Now the matter rested on the exact quantity of ammunition to be given. L.A.C. Fry and Richardson suggested sending larger quantities of ammunition to Tibet. All departments of the Indian government accorded their approval. V. Doraiswamy of the Finance Department had no objection in offering loans to Tibet because the arms proposal was “based on political considerations and had the approval of H.E. the Viceroy”.

The General Staff Branch (MO1) and DWE 2A gave the assurance of provisioning the arms and ammunition. Only QMG Branch’s officer ADOS (Ammunition) raised an objection: he said that India did not hold any surplus stock of ammunition and that “the items of ammunition demanded can be made available subject to the condition that further depletion of India’s reserve stock of certain types is accepted”.

On October, 1, 1947, Lt Col (later Field Marshal) Sam Manekshaw, G 1 (Ops), approved 1,484,000 rounds for Tibet and remarked: “There appears no reason from the MO aspect why the demand should not be met in full.”

The other hitch came up when Pakistan refused to supply ammunition from its stock. To resolve this issue —just 10 days before August 15, 1947—V.M.M. Nair suggested: “Nowhere does Tibetan frontier march with that of ‘India’ or Pakistan and so neither is directly interested in Tibet but disorder within that country will have its repercussions, westward, towards territories in the neighbourhood of Pakistan and eastward, towards India. It would therefore seem reasonable that supplies should be drawn from the common reserve.” After two brief hold-ups, the ammunition finally reached Tibet in January 1948.

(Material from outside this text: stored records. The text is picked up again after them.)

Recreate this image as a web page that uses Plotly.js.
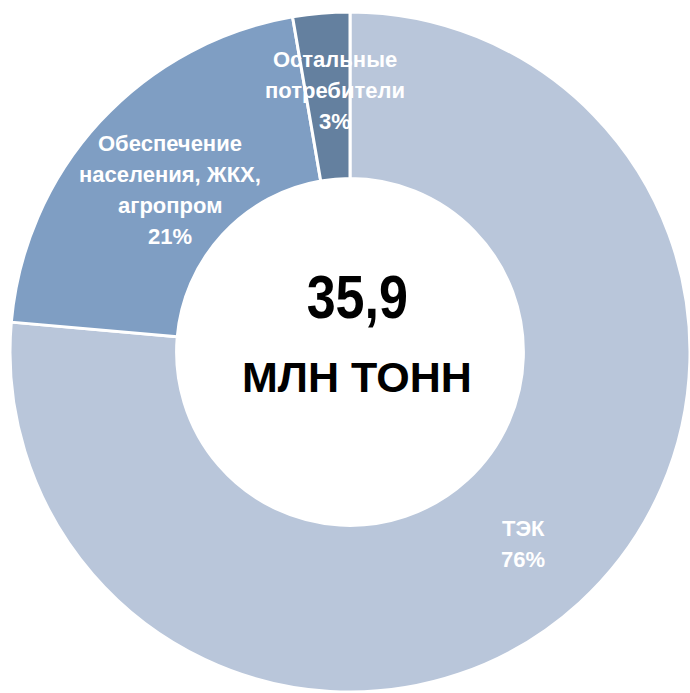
<!DOCTYPE html>
<html>
<head>
<meta charset="utf-8">
<script src="https://cdn.plot.ly/plotly-3.0.1.min.js"></script>
<style>html,body{margin:0;padding:0;background:#fff;}#chart{width:690px;height:693px;}</style>
</head>
<body>
<div id="chart"></div>
<script>
var categories = ["ТЭК", "Обеспечение<br>населения, ЖКХ,<br>агропром", "Остальные<br>потребители"];
var values = [76.4, 20.9, 2.7];
var colors = ["#B9C6DA", "#7F9EC3", "#64809F"];
var totalValue = "35,9";
var totalUnit = "МЛН ТОНН";

var FONT = "'Liberation Sans', Arial, sans-serif";

var labelPos = [
  {x: 523, y: 544},
  {x: 170, y: 190},
  {x: 335, y: 90}
];
var LINE = 31;

var W = 690, H = 693;
function px(x){return x / W;}
function py(y){return 1 - y / H;}

var annotations = [];
categories.forEach(function(c, i){
  var lines = c.split("<br>").concat([Math.round(values[i]) + "%"]);
  var n = lines.length;
  lines.forEach(function(t, k){
    annotations.push({
      text: "<b>" + t + "</b>",
      x: px(labelPos[i].x), y: py(labelPos[i].y + (k - (n - 1) / 2) * LINE),
      xref: "paper", yref: "paper", showarrow: false,
      xanchor: "center", yanchor: "middle",
      font: {family: FONT, size: 22, color: "#ffffff"}
    });
  });
});
annotations.push({
  text: "<b>" + totalValue + "</b>", x: px(357), y: py(296),
  xref: "paper", yref: "paper", showarrow: false, xanchor: "center", yanchor: "middle",
  font: {family: FONT, size: 62, color: "#000000"}
});
annotations.push({
  text: "<b>" + totalUnit + "</b>", x: px(357), y: py(377),
  xref: "paper", yref: "paper", showarrow: false, xanchor: "center", yanchor: "middle",
  font: {family: FONT, size: 43, color: "#000000"}
});

var trace = {
  type: "pie",
  labels: categories,
  values: values,
  hole: 0.51,
  sort: false,
  direction: "clockwise",
  rotation: 0,
  textinfo: "none",
  hoverinfo: "none",
  marker: {colors: colors, line: {color: "#ffffff", width: 3}},
  domain: {x: [px(10), px(690)], y: [py(692), py(12)]}
};

Plotly.newPlot("chart", [trace], {
  width: W, height: H,
  margin: {l: 0, r: 0, t: 0, b: 0},
  showlegend: false,
  paper_bgcolor: "#ffffff",
  annotations: annotations
}, {displayModeBar: false, staticPlot: true}).then(function(){
  // the reference uses a condensed face for the big number
  document.querySelectorAll("text.annotation-text").forEach(function(el){
    if (el.textContent === totalValue) {
      var b = el.getBBox();
      var cx = b.x + b.width / 2;
      var prev = el.getAttribute("transform") || "";
      el.setAttribute("transform", prev + " translate(" + cx + ",0) scale(0.84,1) translate(" + (-cx) + ",0)");
    }
  });
});
</script>
</body>
</html>
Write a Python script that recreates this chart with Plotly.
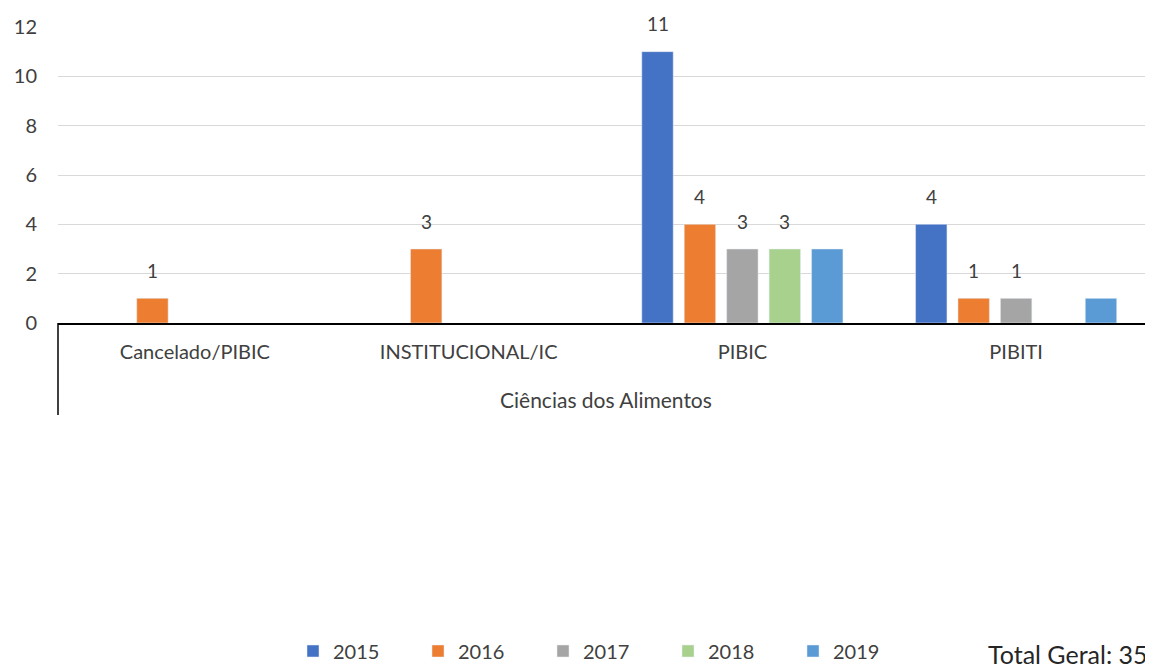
import plotly.graph_objects as go

# data
group = "Ciências dos Alimentos"
categories = ["Cancelado/PIBIC", "INSTITUCIONAL/IC", "PIBIC", "PIBITI"]
years = ["2015", "2016", "2017", "2018", "2019"]
v2015 = [None, None, 11, 4]
v2016 = [1, 3, 4, 1]
v2017 = [None, None, 3, 1]
v2018 = [None, None, 3, None]
v2019 = [None, None, 3, 1]
# labels shown in the chart (the PIBITI 2019 bar has no label)
lbl2015 = [None, None, 11, 4]
lbl2016 = [1, 3, 4, 1]
lbl2017 = [None, None, 3, 1]
lbl2018 = [None, None, 3, None]
lbl2019 = [None, None, None, None]
total = 35

series = [v2015, v2016, v2017, v2018, v2019]
labels = [lbl2015, lbl2016, lbl2017, lbl2018, lbl2019]
colors = ["#4472C4", "#ED7D31", "#A5A5A5", "#A9D18E", "#5B9BD5"]

FONT = "Lato, Carlito, Calibri, sans-serif"
TXT = "#404040"
PLOT_H = 296  # px height of plot area, used to place things below the axis

fig = go.Figure()
for yr, vals, col in zip(years, series, colors):
    fig.add_trace(go.Bar(name=yr, x=categories, y=vals, marker_color=col))

# value labels, placed over each bar slot
bargap = 0.225
slot = (1 - bargap) / len(years)
for i, lbls in enumerate(labels):
    off = (i - (len(years) - 1) / 2) * slot
    for j, v in enumerate(lbls):
        if v is None:
            continue
        fig.add_annotation(x=j + off, y=series[i][j], xref="x", yref="y",
                           text=str(v), showarrow=False, yanchor="middle",
                           yshift=28, font=dict(size=19, color=TXT))

# group label + left divider under the axis
fig.add_annotation(text=group, xref="paper", yref="paper", x=0.5,
                   y=-76 / PLOT_H, yanchor="middle", showarrow=False,
                   font=dict(size=21, color=TXT))
fig.add_shape(type="line", xref="paper", yref="paper", x0=0, x1=0,
              y0=0, y1=-92 / PLOT_H, line=dict(color="black", width=1.5))

fig.add_annotation(text=f"Total Geral: {total}", xref="paper", yref="paper",
                   x=1.0, xshift=-3, y=-331 / PLOT_H, xanchor="right",
                   yanchor="middle", showarrow=False,
                   font=dict(size=25, color="#262626"))

# page body has an 8px margin, so the figure is 8px smaller than the window
fig.update_layout(
    width=1145, height=661,
    margin=dict(l=50, r=0, t=19, b=346, autoexpand=False),
    paper_bgcolor="white", plot_bgcolor="white",
    barmode="group", bargap=bargap, bargroupgap=0.26,
    font=dict(family=FONT, size=20, color=TXT),
    showlegend=True,
    legend=dict(orientation="h", x=0.5, xanchor="center",
                y=-328 / PLOT_H, yanchor="middle",
                font=dict(size=20, color=TXT),
                entrywidth=80, entrywidthmode="pixels", traceorder="normal"),
)
fig.update_xaxes(type="category", showline=True, linecolor="black",
                 linewidth=1.5, showgrid=False, ticks="",
                 ticklabelstandoff=10, tickfont=dict(size=20, color=TXT))
fig.update_yaxes(range=[0, 12], dtick=2, showgrid=True, gridcolor="#D9D9D9",
                 zeroline=False, showline=False, ticklabelstandoff=20,
                 tickfont=dict(size=20, color=TXT))

fig.write_html("out.html")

For Britain, Tibet was a trump card that could be used against the Chinese to preserve their colonial possessions in the Far East. Engineering an insurgency movement in Lhasa was quintessential to the continued colonisation of Hong Kong. Independent India did not have to bear the burden of Hong Kong and Macau. Then why did the Congress conservatives and socialists insist on toeing the British line on Tibet, leading the country into a frivolous war in 1962?